If you already speak Dutch, Afrikaans pronunciation feels almost transparent on the page and then trips you the moment you read aloud — because the differences are systematic, not random. Afrikaans descends from seventeenth-century Dutch and then simplified its vowels, lost a class of consonant endings, and hardened its g everywhere. This page covers only the sound system; for what diverged in grammar and vocabulary see the relationship to Dutch. The orthographic headline: Afrikaans usually writes what Northern Dutch only sometimes drops in speech — most importantly, it writes -e where Dutch writes -en.
The g: both have it, Afrikaans more so
The famous "harsh" g is the one thing that does not divide the two languages — both have the voiceless velar/uvular fricative. In Standard Northern Dutch the written g is typically a "hard g" [χ] (uvular), while Southern Dutch and Flemish use a softer [ɣ] or . Afrikaans is uniformly hard: the g is ~ [χ] in every position, with no soft southern variant and no voiced [ɣ].
| Word | Afrikaans | Dutch | Note |
|---|---|---|---|
| goed (good) | [xut] | [ɣut] / [χut] | Afr. always voiceless and hard |
| dag (day) | [dax] | [dɑχ] | final g hard in both |
Goeie genade, dis 'n groot gat in die grond!
Good grief, that's a big hole in the ground! (five hard g's in a row)
Where Afrikaans diverges sharply is that intervocalic g is often deleted entirely, a step beyond anything in Standard Dutch: Dutch regen [ˈreːɣə(n)] corresponds to Afrikaans reën [ˈreːə(n)] — the g gone, the gap marked in spelling with a diaeresis (reën, "rain"). Dutch vogel → Afrikaans voël ("bird"); Dutch mogen → Afrikaans mag. So the g is at once harder (no soft variant) and, between vowels, frequently absent. See the g-sound for the full picture.
The lost final -n: more than a sound change
In Dutch, the -en ending (infinitives, plurals, many verb forms) is spelled with -n but the -n is silent in most Northern speech: lopen is said [ˈloːpə], not [ˈloːpən]. Afrikaans took the colloquial pronunciation and made it the standard, in writing too: Dutch lopen → Afrikaans loop, Dutch maken → maak, Dutch spreken → praat/spreek. The schwa often went as well, leaving a bare stem; where a schwa remains, it is written -e, never -en.

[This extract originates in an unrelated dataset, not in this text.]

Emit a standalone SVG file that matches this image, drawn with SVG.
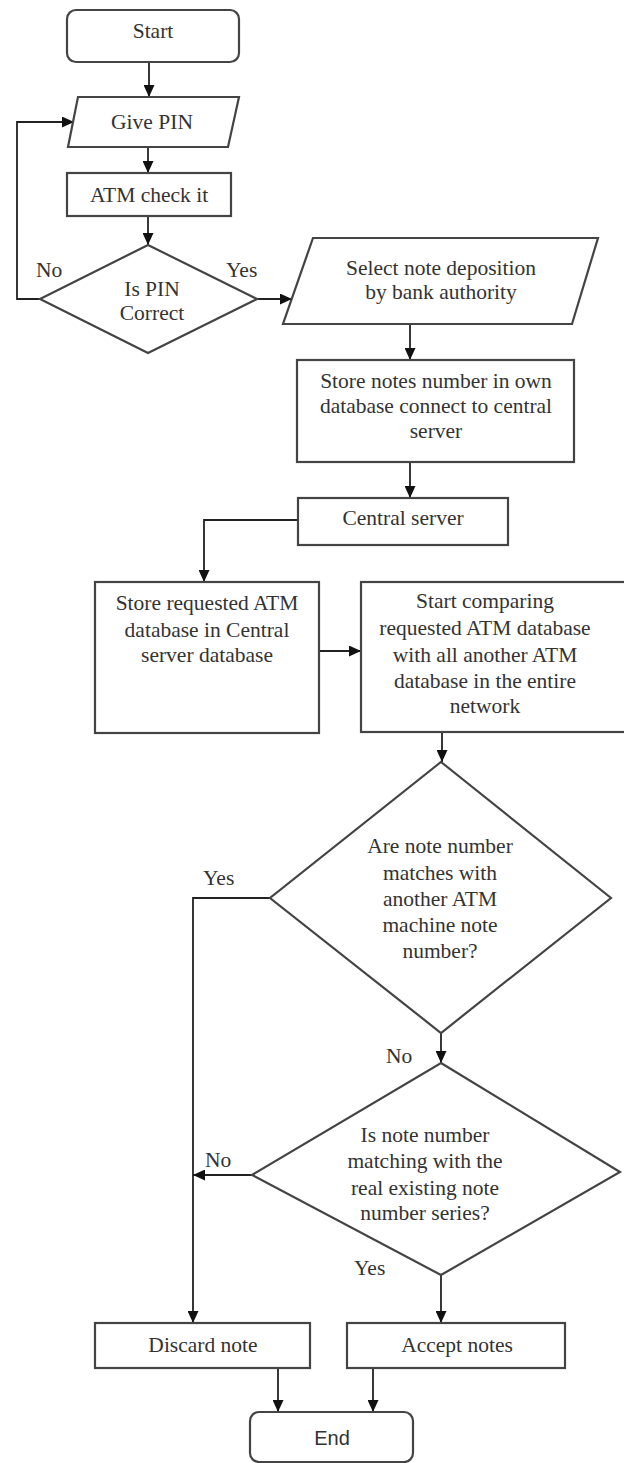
<svg xmlns="http://www.w3.org/2000/svg" width="624" height="1463" viewBox="0 0 624 1463">
  <defs>
    <marker id="arrow" markerUnits="userSpaceOnUse" markerWidth="13" markerHeight="11" refX="12" refY="5.5" orient="auto">
      <path d="M0,0 L12,5.5 L0,11 Z" fill="#111"/>
    </marker>
    <style>
      .shape { fill: #fff; stroke: #444; stroke-width: 2.2; }
      .edge { fill: none; stroke: #222; stroke-width: 1.8; }
      .arr { marker-end: url(#arrow); }
      .t { font-family: "Liberation Serif", "Times New Roman", serif; font-size: 21.5px; fill: #333; text-anchor: middle; }
      .lbl { font-family: "Liberation Serif", "Times New Roman", serif; font-size: 21.5px; fill: #333; }
      .sans { font-family: "Liberation Sans", Arial, sans-serif; font-size: 20px; fill: #333; text-anchor: middle; }
    </style>
  </defs>
  <rect width="624" height="1463" fill="#fff"/>

  <!-- connectors and their branch labels -->
  <g id="connectors">
    <path class="edge arr" d="M149,62 V97"/>
    <path class="edge arr" d="M148,147 V173"/>
    <path class="edge arr" d="M148,216 V245"/>
    <path class="edge arr" d="M40,299 H17 V122 H74"/>
    <path class="edge arr" d="M257,299 H292"/>
    <path class="edge arr" d="M410,324 V360"/>
    <path class="edge arr" d="M410,462 V498"/>
    <path class="edge arr" d="M298,520 H204 V582"/>
    <path class="edge arr" d="M319,651 H361"/>
    <path class="edge arr" d="M442,732 V762"/>
    <path class="edge arr" d="M270,898 H193 V1323"/>
    <path class="edge arr" d="M441,1033 V1063"/>
    <path class="edge arr" d="M252,1175 H193"/>
    <path class="edge arr" d="M441,1275 V1323"/>
    <path class="edge arr" d="M278,1368 V1412"/>
    <path class="edge arr" d="M373,1368 V1412"/>
    <text class="lbl" x="36" y="277">No</text>
    <text class="lbl" x="226" y="277">Yes</text>
    <text class="lbl" x="203" y="885">Yes</text>
    <text class="lbl" x="386" y="1063">No</text>
    <text class="lbl" x="205" y="1167">No</text>
    <text class="lbl" x="354" y="1275">Yes</text>
  </g>

  <g id="start">
    <rect class="shape" x="67" y="10" width="172" height="52" rx="9"/>
    <text class="t" x="153" y="38">Start</text>
  </g>

  <g id="give-pin">
    <polygon class="shape" points="78,97 239,97 228,147 68,147"/>
    <text class="t" x="152" y="129">Give PIN</text>
  </g>

  <g id="atm-check">
    <rect class="shape" x="67" y="173" width="164" height="43"/>
    <text class="t" x="149" y="202">ATM check it</text>
  </g>

  <g id="pin-correct">
    <polygon class="shape" points="148,245 257,299 148,353 40,299"/>
    <text class="t" x="152" y="296">Is PIN</text>
    <text class="t" x="152" y="320">Correct</text>
  </g>

  <g id="select-note">
    <polygon class="shape" points="313,238 598,238 572,324 283,324"/>
    <text class="t" x="441" y="275">Select note deposition</text>
    <text class="t" x="441" y="299">by bank authority</text>
  </g>

  <g id="store-notes">
    <rect class="shape" x="297" y="360" width="277" height="102"/>
    <text class="t" x="436" y="388">Store notes number in own</text>
    <text class="t" x="436" y="413">database connect to central</text>
    <text class="t" x="436" y="438">server</text>
  </g>

  <g id="central-server">
    <rect class="shape" x="298" y="498" width="210" height="47"/>
    <text class="t" x="403" y="525">Central server</text>
  </g>

  <g id="store-requested">
    <rect class="shape" x="95" y="582" width="224" height="151"/>
    <text class="t" x="207" y="610">Store requested ATM</text>
    <text class="t" x="207" y="637">database in Central</text>
    <text class="t" x="207" y="662">server database</text>
  </g>

  <g id="start-comparing">
    <rect class="shape" x="361" y="582" width="270" height="150"/>
    <text class="t" x="485" y="608">Start comparing</text>
    <text class="t" x="485" y="635">requested ATM database</text>
    <text class="t" x="485" y="662">with all another ATM</text>
    <text class="t" x="485" y="688">database in the entire</text>
    <text class="t" x="485" y="713">network</text>
  </g>

  <g id="note-matches">
    <polygon class="shape" points="441,762 611,898 441,1033 270,898"/>
    <text class="t" x="440" y="853">Are note number</text>
    <text class="t" x="440" y="880">matches with</text>
    <text class="t" x="440" y="906">another ATM</text>
    <text class="t" x="440" y="932">machine note</text>
    <text class="t" x="440" y="958">number?</text>
  </g>

  <g id="series-check">
    <polygon class="shape" points="441,1063 620,1172 441,1275 252,1175"/>
    <text class="t" x="425" y="1142">Is note number</text>
    <text class="t" x="425" y="1168">matching with the</text>
    <text class="t" x="425" y="1195">real existing note</text>
    <text class="t" x="425" y="1220">number series?</text>
  </g>

  <g id="discard-note">
    <rect class="shape" x="95" y="1323" width="215" height="45"/>
    <text class="t" x="203" y="1352">Discard note</text>
  </g>

  <g id="accept-notes">
    <rect class="shape" x="347" y="1323" width="218" height="45"/>
    <text class="t" x="457" y="1352">Accept notes</text>
  </g>

  <g id="end">
    <rect class="shape" x="250" y="1412" width="163" height="50" rx="9"/>
    <text class="sans" x="332" y="1445">End</text>
  </g>
</svg>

| Meaning | Dutch (written) | Dutch (spoken) | Afrikaans (written = spoken) |
|---|---|---|---|
| to walk / run | lopen | [ˈloːpə] | loop [loːp] |
| to make | maken | [ˈmaːkə] | maak [maːk] |
| houses (plural) | huizen | [ˈhœyzə] | huise [ˈhœysə] |
| gardens (plural) | tuinen | [ˈtœynə] | tuine [ˈtœynə] |
This is the difference that belongs in a grammar guide, not just a pronunciation note, because the dropped -n is morphological, not merely phonetic. By losing it, Afrikaans flattened whole systems:
- The infinitive lost its -en and now equals the bare stem, identical to the present tense (loop is both "to walk" and "(I) walk"). Dutch keeps lopen (infinitive) distinct from loop (1sg). See the infinitive.

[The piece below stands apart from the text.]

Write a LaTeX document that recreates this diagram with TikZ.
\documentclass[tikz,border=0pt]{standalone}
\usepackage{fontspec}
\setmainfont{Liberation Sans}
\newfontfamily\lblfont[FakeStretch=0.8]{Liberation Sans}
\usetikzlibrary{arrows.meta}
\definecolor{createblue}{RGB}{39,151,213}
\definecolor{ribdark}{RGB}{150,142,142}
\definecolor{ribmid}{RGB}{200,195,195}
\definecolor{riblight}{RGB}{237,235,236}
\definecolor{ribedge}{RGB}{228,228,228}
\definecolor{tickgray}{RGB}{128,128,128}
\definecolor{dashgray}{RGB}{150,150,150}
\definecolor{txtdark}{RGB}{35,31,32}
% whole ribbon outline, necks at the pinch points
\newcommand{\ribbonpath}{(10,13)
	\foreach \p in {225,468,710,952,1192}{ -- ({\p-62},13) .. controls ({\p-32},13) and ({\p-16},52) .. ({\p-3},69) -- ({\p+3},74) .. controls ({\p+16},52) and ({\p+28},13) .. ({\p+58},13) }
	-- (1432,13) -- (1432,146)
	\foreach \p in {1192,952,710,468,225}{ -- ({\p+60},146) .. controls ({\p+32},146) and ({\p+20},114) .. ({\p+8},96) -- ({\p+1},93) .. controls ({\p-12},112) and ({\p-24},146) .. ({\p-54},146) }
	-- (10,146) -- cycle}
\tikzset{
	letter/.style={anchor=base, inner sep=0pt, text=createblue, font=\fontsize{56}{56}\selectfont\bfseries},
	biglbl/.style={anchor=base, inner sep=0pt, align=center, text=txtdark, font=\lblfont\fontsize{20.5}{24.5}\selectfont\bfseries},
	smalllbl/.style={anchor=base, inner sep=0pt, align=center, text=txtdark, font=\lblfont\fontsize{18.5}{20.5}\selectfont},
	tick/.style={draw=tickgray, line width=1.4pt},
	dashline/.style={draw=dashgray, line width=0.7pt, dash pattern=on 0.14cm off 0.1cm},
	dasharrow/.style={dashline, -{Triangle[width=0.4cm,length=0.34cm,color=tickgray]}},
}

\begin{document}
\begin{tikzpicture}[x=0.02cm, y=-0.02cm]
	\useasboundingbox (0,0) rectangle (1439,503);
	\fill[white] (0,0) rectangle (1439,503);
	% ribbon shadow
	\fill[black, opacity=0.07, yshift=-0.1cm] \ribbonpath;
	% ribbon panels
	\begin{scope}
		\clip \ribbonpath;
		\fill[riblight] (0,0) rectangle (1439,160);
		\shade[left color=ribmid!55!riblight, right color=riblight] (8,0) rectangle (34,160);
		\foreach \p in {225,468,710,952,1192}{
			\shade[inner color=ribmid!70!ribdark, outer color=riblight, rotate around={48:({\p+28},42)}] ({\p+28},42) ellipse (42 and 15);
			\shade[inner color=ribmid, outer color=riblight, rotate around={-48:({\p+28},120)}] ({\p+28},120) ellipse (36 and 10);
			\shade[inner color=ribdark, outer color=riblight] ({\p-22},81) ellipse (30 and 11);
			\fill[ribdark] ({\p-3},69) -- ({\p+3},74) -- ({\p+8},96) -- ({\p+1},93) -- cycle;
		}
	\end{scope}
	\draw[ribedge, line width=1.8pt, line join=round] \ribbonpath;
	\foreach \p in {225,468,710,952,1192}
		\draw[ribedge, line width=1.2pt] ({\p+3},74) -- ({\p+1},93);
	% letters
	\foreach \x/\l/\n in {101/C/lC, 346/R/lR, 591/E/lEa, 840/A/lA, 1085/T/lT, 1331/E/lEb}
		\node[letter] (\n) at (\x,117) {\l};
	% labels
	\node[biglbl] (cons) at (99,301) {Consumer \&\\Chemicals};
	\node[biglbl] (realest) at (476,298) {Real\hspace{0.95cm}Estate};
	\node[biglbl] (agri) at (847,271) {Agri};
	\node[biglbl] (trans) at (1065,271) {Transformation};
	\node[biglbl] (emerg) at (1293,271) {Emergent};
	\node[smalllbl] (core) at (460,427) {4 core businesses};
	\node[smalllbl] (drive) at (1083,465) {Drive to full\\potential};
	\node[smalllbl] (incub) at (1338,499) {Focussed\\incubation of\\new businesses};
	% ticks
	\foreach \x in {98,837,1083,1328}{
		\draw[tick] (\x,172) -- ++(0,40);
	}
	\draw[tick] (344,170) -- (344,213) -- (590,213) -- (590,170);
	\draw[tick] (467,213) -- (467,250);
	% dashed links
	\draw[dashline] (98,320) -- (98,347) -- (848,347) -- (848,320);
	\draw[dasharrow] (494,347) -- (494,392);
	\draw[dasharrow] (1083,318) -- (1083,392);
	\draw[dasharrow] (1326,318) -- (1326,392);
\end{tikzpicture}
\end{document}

- The plural ending -en became -e: Dutch huizen → Afrikaans huise, boeken → boeke. The -e plural is now one of the two main Afrikaans plural types. See plurals.
- Verb agreement collapsed: with no -en (or -t, also lost) to mark person, Afrikaans verbs are invariant — ek loop, jy loop, hulle loop.
Ons loop elke oggend in die park; die honde hardloop voor.
We walk every morning in the park; the dogs run ahead.
Daar is twee ou huise en drie nuwe huise in die straat.
There are two old houses and three new houses in the street.
So when a Dutch speaker mentally restores the -n ("surely it's lopen"), they're not just over-pronouncing — they're reaching for a morphological category Afrikaans no longer has.
Simplified vowels
Afrikaans pared back the Dutch vowel inventory. Two reductions matter most.
The front rounded vowels eroded. Dutch uu [y] and eu [øː] survive in Afrikaans but in a narrower set of words, and Dutch ui [œy] corresponds to Afrikaans ui, realised more centrally — closer to [œy] ~ [ɐy] depending on region. Dutch uu in vuur [vyːr] matches Afrikaans vuur [fyːr] (note also v → [f], below), but many Dutch [y] words appear in Afrikaans with an unrounded or shifted vowel.
Unstressed syllables reduce to schwa more thoroughly. Final and pretonic vowels in Afrikaans collapse to [ə] readily — the -e plural and infinitive remnants are all [ə]. See schwa and reduction.
Die vuur brand fel; die rook trek deur die kombuis.
The fire burns fiercely; the smoke drifts through the kitchen.
Diphthongised long vowels
Where Dutch keeps certain long monophthongs, Afrikaans diphthongised them — a key reason the two sound different even on shared words.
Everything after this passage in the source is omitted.